Instruction →
Line by line, repeat the data below exactly, beginning at the first line and ending at the line with "-5.6, -5.3, -5.0]". Omit pictures.

____

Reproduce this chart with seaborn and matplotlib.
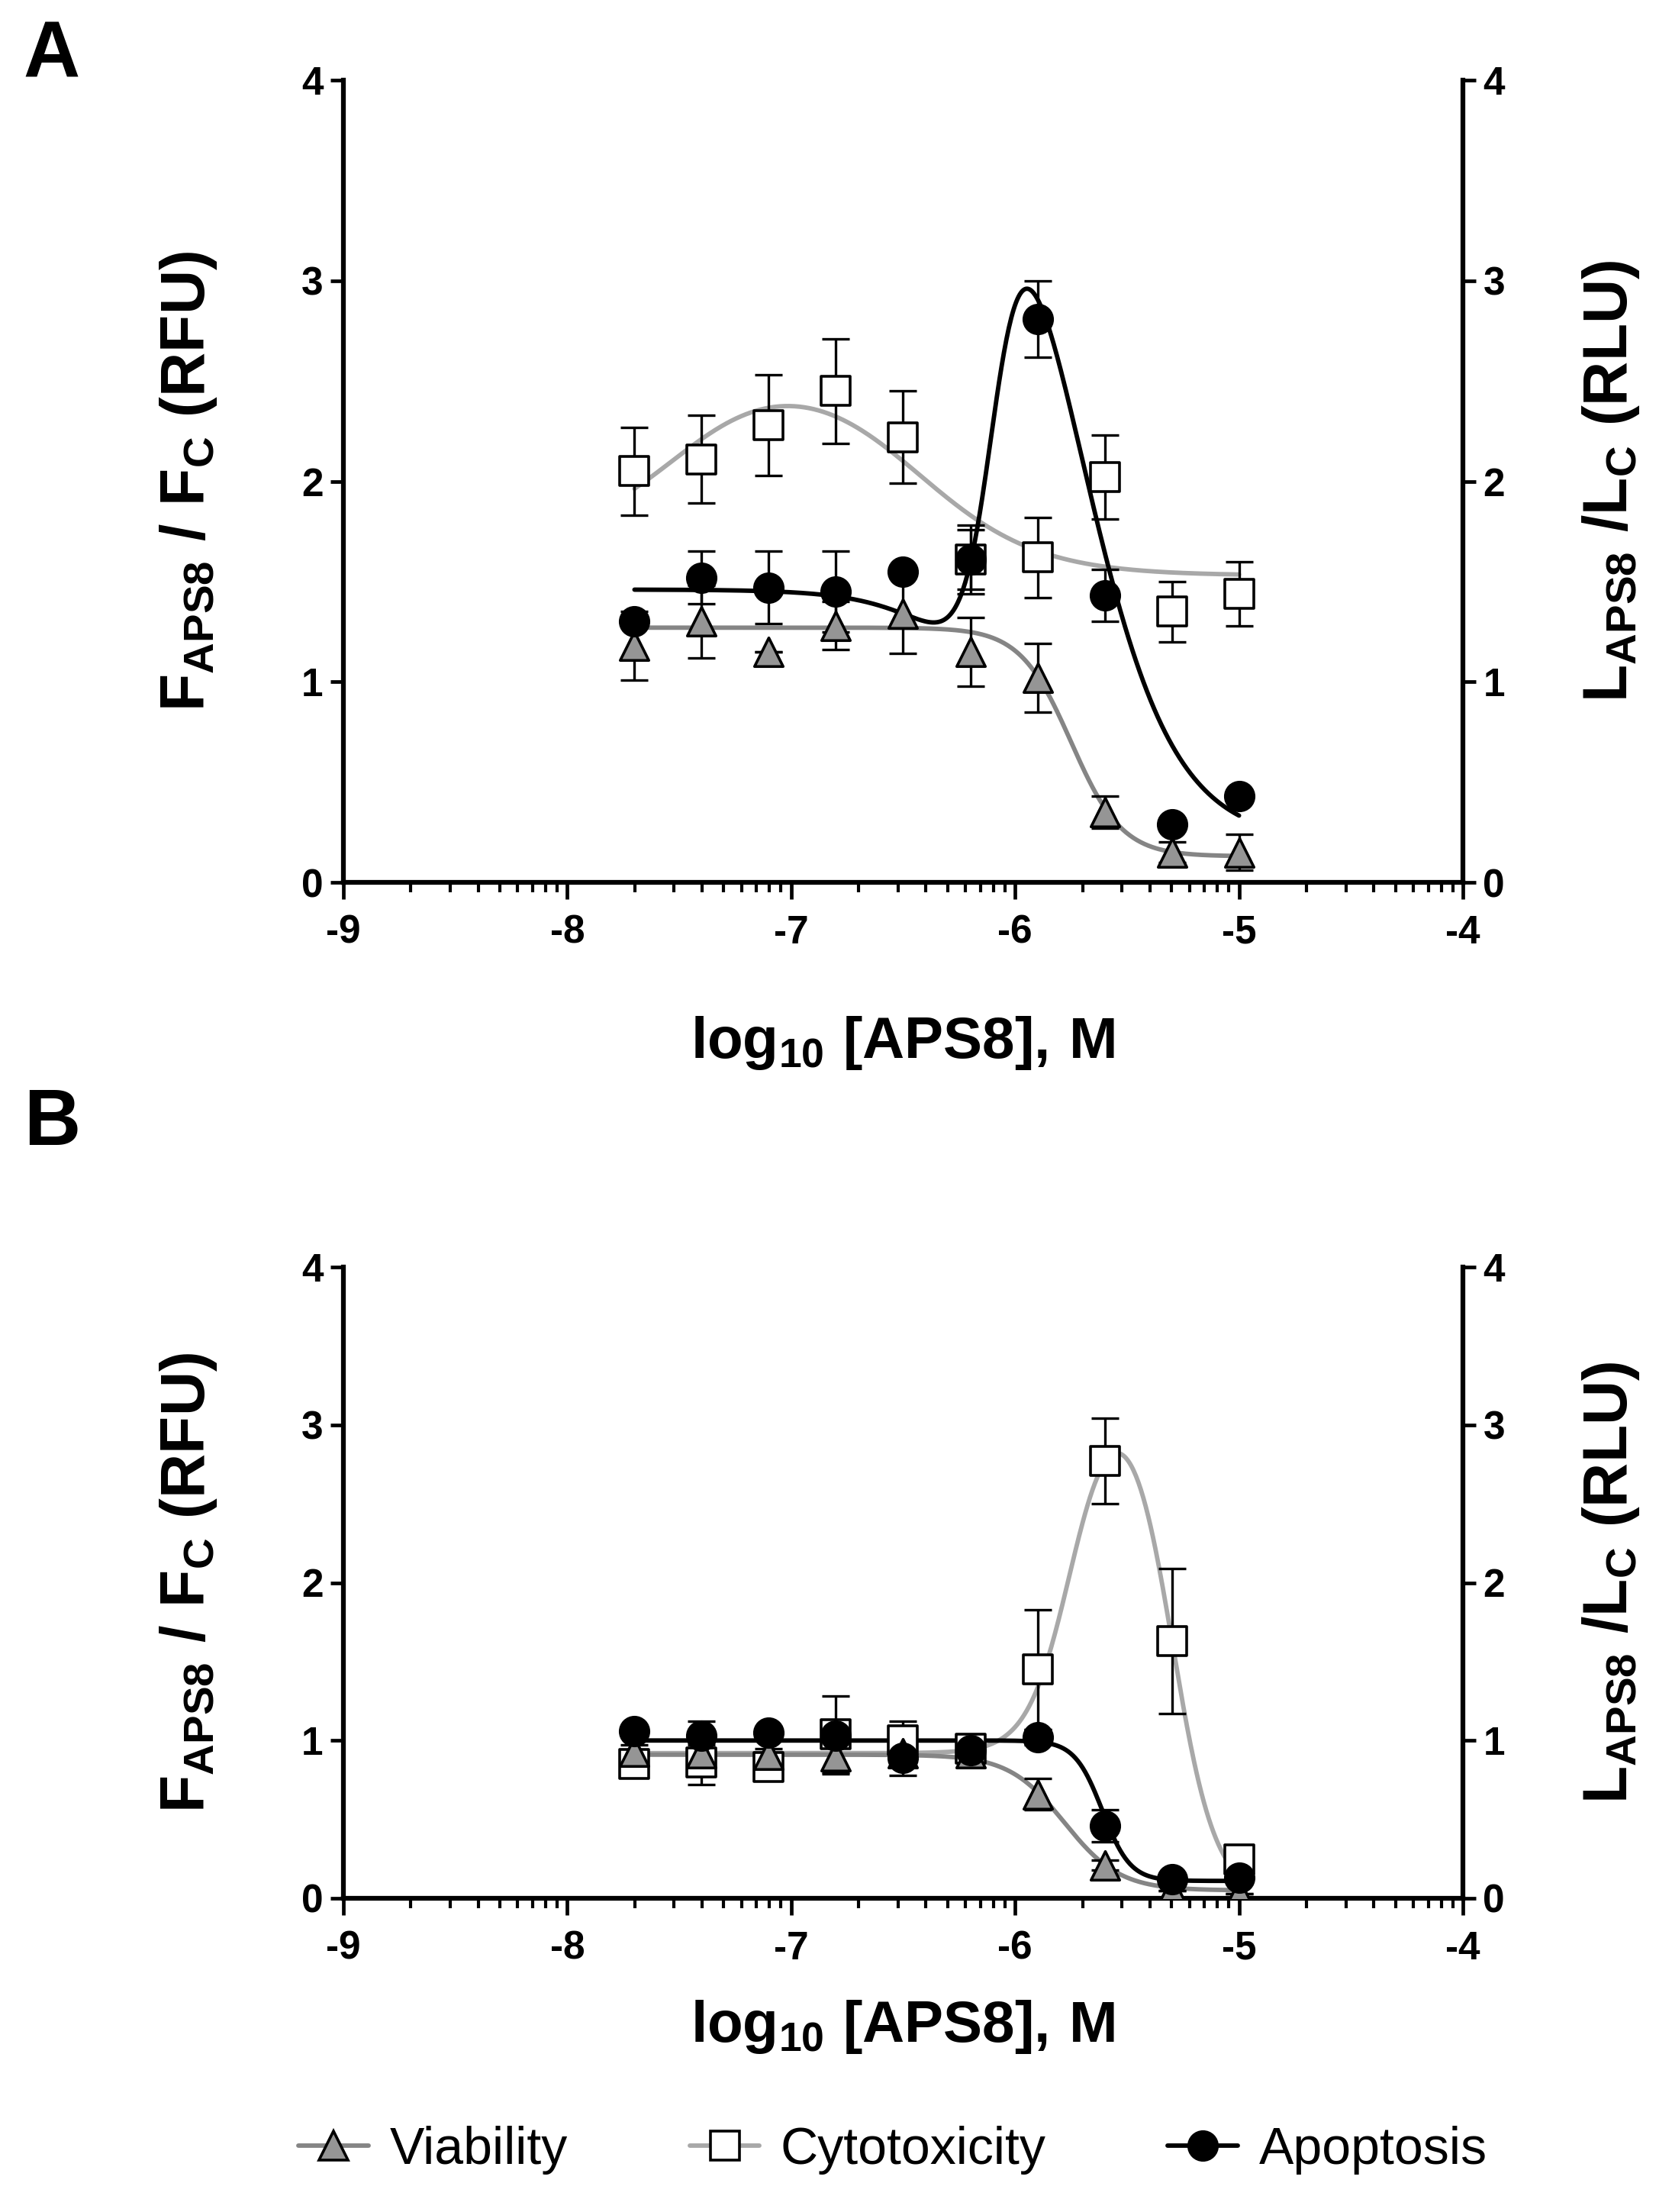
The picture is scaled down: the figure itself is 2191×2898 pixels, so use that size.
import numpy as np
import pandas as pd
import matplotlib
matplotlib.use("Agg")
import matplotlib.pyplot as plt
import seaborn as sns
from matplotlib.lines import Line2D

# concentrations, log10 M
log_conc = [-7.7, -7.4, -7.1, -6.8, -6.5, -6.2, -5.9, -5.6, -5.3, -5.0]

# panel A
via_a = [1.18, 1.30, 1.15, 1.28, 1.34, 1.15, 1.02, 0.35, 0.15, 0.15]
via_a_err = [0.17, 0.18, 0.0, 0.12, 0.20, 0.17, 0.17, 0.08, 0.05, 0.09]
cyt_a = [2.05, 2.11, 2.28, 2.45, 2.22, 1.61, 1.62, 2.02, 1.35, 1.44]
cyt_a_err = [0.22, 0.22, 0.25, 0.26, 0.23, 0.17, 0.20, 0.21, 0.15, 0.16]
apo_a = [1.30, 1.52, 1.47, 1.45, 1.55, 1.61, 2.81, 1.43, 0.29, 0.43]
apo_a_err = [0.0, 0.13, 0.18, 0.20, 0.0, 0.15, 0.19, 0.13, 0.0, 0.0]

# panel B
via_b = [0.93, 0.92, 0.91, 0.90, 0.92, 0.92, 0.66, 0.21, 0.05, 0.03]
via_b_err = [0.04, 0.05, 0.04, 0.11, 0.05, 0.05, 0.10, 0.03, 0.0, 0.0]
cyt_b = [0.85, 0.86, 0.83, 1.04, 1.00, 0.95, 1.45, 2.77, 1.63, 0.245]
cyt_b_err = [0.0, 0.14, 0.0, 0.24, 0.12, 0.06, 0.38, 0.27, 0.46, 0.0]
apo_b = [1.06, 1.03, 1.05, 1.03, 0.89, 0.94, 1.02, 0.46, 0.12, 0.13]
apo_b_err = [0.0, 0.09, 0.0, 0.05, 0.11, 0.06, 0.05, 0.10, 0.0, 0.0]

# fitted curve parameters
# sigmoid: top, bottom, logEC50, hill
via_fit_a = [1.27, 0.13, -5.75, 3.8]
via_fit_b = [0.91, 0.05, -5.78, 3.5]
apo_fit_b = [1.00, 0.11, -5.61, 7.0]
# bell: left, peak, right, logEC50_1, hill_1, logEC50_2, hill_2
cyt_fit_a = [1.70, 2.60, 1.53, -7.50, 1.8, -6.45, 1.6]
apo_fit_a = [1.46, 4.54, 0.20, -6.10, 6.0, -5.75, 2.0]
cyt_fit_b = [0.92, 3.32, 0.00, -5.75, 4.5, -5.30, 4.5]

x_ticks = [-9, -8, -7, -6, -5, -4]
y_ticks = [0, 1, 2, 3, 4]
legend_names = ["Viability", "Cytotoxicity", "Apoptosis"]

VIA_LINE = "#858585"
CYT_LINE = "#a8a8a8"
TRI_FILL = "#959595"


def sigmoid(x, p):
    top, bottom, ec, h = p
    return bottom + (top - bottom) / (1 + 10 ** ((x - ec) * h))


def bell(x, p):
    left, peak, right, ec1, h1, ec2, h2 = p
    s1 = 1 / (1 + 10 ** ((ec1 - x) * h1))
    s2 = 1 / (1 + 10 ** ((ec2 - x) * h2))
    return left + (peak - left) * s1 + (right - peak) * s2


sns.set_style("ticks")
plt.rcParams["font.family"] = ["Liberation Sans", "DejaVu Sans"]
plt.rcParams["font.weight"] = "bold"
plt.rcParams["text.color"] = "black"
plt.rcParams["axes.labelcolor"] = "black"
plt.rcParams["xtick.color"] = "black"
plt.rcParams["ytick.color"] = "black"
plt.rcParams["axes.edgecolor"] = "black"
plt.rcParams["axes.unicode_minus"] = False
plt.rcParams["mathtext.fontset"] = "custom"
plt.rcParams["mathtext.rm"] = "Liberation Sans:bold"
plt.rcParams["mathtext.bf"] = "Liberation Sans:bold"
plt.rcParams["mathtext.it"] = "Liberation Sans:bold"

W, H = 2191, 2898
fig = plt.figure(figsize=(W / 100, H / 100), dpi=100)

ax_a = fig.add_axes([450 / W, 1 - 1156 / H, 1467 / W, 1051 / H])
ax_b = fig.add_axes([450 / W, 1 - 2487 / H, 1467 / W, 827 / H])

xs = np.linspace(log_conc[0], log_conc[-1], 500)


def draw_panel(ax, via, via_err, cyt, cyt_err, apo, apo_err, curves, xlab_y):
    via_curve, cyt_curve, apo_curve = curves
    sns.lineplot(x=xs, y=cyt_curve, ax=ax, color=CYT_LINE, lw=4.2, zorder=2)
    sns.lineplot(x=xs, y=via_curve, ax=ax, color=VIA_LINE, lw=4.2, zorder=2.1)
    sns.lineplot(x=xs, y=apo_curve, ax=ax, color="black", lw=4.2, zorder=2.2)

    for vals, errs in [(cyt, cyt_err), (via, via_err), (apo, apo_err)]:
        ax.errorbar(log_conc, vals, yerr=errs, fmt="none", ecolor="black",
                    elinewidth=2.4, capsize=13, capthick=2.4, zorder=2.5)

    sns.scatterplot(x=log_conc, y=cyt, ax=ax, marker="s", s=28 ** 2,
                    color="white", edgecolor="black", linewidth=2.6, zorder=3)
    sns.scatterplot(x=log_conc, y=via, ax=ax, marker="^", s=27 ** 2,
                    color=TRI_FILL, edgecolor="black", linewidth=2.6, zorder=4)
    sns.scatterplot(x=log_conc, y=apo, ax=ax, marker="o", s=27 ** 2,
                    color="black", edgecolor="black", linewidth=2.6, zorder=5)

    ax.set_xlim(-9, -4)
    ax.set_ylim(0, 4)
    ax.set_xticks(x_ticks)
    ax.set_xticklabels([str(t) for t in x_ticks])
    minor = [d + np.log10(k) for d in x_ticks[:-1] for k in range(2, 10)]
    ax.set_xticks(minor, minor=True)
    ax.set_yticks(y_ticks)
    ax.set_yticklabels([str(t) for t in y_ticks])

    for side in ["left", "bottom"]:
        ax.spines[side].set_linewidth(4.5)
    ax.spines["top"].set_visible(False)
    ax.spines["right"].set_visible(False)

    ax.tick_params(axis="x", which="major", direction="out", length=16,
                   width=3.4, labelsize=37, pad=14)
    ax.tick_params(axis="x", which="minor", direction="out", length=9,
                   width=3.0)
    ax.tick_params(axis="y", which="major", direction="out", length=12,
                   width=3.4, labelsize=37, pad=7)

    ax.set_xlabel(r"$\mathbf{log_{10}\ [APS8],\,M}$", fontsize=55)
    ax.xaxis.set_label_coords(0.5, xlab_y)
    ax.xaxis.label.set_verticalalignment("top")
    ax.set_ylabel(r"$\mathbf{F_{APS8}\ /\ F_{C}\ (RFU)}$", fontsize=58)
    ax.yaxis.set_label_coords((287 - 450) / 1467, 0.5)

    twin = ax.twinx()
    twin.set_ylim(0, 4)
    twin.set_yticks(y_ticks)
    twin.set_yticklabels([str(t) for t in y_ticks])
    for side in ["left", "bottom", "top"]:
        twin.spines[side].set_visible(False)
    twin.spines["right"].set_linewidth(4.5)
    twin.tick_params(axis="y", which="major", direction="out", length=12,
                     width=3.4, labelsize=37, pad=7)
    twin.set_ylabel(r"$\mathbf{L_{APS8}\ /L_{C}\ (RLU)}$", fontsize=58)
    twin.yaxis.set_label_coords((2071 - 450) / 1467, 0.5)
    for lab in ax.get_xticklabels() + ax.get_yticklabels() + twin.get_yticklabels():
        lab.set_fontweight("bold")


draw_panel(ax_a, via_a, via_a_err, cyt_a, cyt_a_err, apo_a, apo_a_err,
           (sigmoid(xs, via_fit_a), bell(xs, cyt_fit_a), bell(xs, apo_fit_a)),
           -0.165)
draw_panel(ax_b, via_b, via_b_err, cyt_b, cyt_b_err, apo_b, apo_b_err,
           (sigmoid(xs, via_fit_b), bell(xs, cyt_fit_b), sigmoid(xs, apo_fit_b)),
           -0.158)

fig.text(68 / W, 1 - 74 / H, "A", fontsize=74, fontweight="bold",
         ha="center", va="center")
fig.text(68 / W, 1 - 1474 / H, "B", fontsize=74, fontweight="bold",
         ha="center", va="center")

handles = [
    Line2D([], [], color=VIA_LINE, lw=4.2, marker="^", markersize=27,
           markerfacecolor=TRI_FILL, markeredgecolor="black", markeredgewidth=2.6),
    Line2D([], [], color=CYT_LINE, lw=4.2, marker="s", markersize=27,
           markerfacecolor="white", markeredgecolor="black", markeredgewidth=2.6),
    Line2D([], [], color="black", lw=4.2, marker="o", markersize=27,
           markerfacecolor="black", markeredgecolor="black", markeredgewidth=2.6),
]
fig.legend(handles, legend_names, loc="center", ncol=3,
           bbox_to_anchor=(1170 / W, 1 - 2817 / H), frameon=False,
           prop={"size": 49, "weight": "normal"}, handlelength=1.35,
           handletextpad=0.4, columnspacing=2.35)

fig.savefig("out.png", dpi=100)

____

Result of the exercise →
Reproduce this chart with seaborn and matplotlib.
The picture is scaled down: the figure itself is 2191×2898 pixels, so use that size.
import numpy as np
import pandas as pd
import matplotlib
matplotlib.use("Agg")
import matplotlib.pyplot as plt
import seaborn as sns
from matplotlib.lines import Line2D

# concentrations, log10 M
log_conc = [-7.7, -7.4, -7.1, -6.8, -6.5, -6.2, -5.9, -5.6, -5.3, -5.0]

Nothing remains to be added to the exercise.